Your task is to copy each line that has the word "code".

--- START OF AVAILABLE RECORDS ---

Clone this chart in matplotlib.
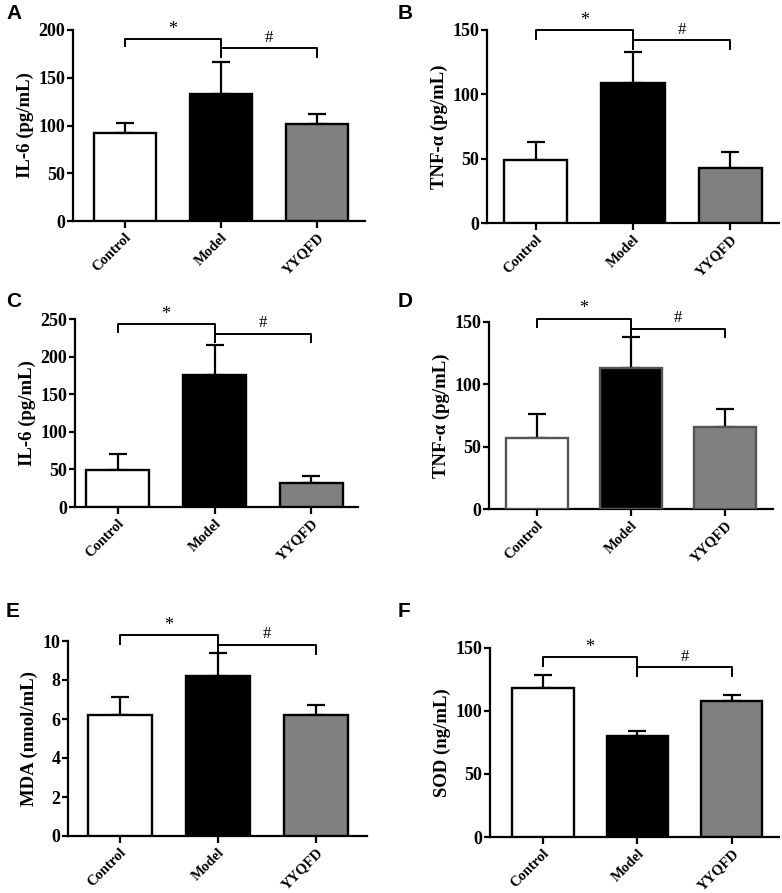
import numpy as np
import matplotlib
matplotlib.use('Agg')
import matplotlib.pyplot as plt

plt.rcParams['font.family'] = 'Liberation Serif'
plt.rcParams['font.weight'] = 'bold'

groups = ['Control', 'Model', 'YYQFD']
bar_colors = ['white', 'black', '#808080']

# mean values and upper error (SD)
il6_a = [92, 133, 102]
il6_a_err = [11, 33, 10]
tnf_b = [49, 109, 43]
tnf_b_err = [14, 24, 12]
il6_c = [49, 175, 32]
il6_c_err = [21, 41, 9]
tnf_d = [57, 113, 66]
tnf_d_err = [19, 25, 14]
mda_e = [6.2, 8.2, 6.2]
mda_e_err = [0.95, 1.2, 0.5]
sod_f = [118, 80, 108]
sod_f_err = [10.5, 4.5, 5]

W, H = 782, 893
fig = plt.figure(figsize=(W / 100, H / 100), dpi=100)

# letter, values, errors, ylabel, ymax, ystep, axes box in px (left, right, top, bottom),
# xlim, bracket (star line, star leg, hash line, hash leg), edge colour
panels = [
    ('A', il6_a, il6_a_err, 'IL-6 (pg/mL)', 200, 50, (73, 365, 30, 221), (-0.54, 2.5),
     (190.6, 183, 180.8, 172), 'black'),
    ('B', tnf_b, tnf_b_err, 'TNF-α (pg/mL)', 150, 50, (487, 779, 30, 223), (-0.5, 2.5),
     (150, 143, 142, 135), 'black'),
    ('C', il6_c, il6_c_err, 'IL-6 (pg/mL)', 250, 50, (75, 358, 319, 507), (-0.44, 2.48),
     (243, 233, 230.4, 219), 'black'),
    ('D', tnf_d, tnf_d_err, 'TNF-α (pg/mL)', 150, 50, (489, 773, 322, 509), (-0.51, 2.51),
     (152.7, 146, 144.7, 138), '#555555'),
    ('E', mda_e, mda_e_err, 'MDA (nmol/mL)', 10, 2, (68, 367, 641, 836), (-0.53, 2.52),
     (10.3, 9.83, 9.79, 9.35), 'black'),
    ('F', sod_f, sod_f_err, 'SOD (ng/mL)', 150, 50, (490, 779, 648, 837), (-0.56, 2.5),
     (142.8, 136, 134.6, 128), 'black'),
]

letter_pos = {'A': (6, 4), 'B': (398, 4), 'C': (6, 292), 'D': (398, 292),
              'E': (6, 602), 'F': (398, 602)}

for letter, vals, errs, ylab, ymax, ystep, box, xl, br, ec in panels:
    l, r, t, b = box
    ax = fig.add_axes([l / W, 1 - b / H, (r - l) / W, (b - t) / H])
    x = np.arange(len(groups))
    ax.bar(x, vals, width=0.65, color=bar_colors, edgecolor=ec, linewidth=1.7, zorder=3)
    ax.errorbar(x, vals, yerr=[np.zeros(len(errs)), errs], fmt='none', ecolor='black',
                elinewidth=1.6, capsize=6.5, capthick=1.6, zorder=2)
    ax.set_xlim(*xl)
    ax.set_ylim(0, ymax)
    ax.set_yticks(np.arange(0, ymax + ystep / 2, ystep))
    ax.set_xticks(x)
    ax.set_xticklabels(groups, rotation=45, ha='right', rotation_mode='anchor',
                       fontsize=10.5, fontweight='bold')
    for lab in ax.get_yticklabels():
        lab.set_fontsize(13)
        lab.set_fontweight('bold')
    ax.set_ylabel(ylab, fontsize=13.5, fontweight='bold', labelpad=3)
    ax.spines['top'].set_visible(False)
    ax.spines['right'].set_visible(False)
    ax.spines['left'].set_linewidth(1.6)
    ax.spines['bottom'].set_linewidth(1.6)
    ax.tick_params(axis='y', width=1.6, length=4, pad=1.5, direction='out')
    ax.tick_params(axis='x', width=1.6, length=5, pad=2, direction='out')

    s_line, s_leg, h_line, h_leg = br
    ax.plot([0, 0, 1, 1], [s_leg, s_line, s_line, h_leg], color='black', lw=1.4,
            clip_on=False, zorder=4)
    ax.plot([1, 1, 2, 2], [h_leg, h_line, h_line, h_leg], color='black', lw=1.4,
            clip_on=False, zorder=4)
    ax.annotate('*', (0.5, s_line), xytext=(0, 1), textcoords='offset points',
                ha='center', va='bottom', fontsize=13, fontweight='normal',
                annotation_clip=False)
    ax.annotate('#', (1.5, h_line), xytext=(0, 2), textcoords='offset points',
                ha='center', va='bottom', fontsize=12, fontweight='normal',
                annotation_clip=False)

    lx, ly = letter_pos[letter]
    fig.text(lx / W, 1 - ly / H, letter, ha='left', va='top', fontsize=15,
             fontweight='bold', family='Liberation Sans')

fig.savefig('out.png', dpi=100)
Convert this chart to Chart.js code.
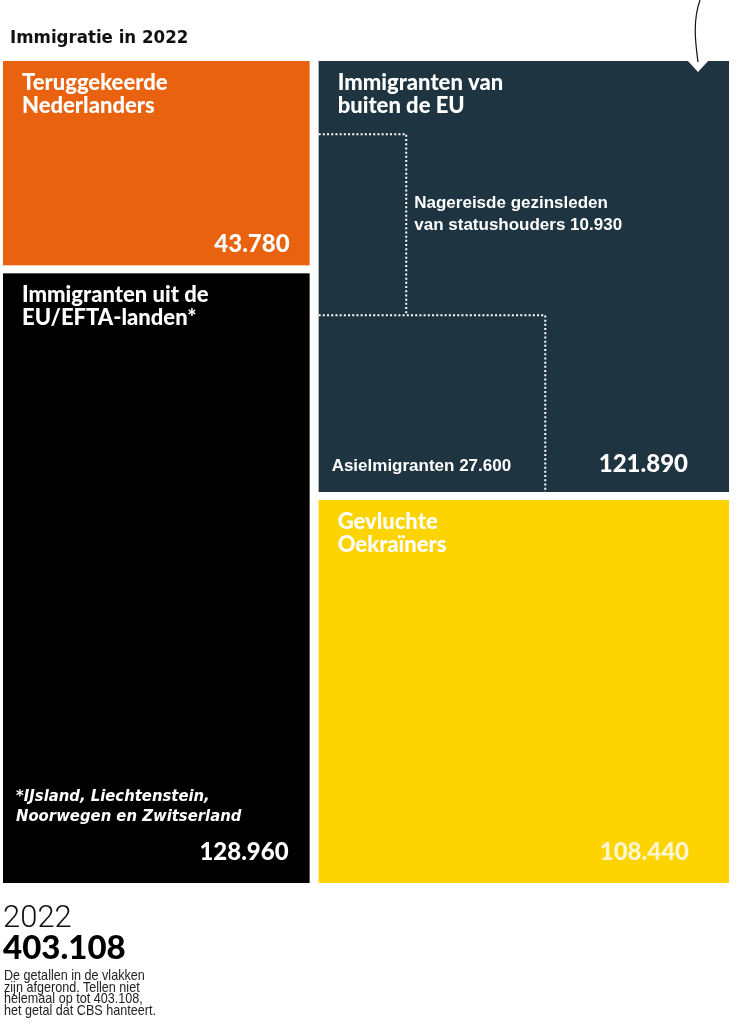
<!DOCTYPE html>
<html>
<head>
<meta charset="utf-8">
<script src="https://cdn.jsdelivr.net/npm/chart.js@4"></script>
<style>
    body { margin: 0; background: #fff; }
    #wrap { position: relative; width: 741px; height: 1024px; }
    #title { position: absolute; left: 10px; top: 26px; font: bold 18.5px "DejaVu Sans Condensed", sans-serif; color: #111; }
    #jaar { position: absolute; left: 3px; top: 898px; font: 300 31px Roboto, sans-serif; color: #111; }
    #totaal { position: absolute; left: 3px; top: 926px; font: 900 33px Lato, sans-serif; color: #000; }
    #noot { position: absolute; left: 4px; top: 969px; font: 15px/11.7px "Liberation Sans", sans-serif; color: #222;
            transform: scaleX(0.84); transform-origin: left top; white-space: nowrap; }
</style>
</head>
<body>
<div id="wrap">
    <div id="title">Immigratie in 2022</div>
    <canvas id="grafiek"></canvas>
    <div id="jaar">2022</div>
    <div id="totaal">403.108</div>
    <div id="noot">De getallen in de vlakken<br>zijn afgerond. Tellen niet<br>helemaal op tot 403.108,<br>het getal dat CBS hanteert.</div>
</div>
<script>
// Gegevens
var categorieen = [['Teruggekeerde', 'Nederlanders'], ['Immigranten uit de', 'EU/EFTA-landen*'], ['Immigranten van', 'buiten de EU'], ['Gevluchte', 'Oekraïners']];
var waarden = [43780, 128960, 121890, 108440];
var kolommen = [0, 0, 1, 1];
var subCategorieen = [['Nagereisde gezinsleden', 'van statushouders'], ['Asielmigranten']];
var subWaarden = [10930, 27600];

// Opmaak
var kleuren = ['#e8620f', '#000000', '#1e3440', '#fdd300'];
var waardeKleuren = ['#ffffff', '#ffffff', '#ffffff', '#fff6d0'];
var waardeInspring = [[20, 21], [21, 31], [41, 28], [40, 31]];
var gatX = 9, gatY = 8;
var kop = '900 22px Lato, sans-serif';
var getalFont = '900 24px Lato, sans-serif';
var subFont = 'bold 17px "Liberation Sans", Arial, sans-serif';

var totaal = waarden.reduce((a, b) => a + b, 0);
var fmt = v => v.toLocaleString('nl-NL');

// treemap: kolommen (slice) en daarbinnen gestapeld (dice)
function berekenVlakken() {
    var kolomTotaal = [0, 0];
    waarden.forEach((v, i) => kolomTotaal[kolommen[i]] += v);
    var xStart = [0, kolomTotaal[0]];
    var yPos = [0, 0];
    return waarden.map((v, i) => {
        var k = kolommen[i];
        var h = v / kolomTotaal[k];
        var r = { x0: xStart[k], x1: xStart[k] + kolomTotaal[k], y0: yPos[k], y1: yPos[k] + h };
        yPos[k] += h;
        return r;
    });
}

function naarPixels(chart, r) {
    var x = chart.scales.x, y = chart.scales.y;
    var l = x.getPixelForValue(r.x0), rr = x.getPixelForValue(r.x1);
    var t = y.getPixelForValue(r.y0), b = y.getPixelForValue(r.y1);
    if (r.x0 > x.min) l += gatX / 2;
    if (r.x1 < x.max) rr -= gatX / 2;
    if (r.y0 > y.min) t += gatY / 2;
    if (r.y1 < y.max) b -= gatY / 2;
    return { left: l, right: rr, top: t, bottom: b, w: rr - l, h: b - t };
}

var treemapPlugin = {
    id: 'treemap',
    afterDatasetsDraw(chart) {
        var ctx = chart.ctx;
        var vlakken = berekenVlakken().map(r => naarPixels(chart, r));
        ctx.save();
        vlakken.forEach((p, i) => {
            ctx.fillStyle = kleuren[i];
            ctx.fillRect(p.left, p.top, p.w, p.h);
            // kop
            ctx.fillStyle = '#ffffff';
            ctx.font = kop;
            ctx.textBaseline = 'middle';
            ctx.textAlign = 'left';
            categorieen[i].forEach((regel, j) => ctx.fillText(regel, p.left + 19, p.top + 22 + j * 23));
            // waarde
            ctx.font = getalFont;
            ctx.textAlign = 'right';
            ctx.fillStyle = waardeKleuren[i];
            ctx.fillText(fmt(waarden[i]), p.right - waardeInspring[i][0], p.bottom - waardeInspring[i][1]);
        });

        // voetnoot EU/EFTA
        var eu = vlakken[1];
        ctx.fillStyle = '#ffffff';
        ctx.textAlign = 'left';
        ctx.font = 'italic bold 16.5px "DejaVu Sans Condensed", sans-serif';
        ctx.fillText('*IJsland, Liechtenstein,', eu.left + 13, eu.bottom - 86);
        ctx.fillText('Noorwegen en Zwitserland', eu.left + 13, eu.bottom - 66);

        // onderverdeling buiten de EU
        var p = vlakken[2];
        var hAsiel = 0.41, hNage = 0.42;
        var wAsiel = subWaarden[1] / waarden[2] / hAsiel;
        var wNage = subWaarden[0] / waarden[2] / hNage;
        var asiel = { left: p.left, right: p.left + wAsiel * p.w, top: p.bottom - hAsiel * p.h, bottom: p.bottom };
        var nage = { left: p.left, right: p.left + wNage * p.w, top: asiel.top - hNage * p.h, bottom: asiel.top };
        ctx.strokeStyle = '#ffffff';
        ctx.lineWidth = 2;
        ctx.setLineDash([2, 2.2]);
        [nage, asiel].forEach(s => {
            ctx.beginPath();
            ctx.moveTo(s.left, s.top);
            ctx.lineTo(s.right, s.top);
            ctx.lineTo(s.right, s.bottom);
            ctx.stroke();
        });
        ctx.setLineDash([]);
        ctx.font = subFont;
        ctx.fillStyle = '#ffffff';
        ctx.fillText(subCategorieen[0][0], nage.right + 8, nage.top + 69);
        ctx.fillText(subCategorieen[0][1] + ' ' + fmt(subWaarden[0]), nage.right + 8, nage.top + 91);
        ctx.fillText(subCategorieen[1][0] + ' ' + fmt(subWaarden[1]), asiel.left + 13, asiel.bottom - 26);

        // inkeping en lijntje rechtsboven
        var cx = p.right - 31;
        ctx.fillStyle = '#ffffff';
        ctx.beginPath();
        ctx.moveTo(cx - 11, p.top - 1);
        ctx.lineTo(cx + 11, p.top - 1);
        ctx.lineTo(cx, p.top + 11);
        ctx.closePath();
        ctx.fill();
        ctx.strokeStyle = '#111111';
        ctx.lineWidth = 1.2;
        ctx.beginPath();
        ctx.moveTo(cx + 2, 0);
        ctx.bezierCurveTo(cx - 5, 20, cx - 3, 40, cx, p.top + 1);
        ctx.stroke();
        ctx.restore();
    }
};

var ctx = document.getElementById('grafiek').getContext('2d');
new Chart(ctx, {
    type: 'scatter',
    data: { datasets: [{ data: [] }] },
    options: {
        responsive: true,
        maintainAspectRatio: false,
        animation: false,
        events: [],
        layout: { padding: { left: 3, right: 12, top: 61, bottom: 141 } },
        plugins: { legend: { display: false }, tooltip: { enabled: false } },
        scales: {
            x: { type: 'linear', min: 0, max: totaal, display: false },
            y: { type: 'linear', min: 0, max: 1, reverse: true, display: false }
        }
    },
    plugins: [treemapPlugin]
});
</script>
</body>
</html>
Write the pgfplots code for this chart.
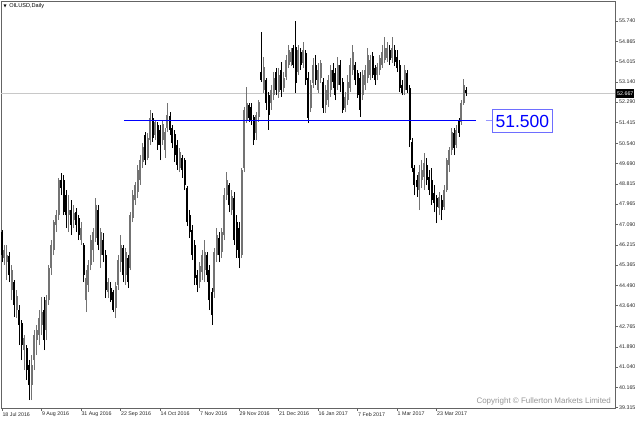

--- END OF AVAILABLE RECORDS ---

**FINISHED ANSWER:**
Convert this chart to Chart.js code.
Write the pgfplots code for this chart.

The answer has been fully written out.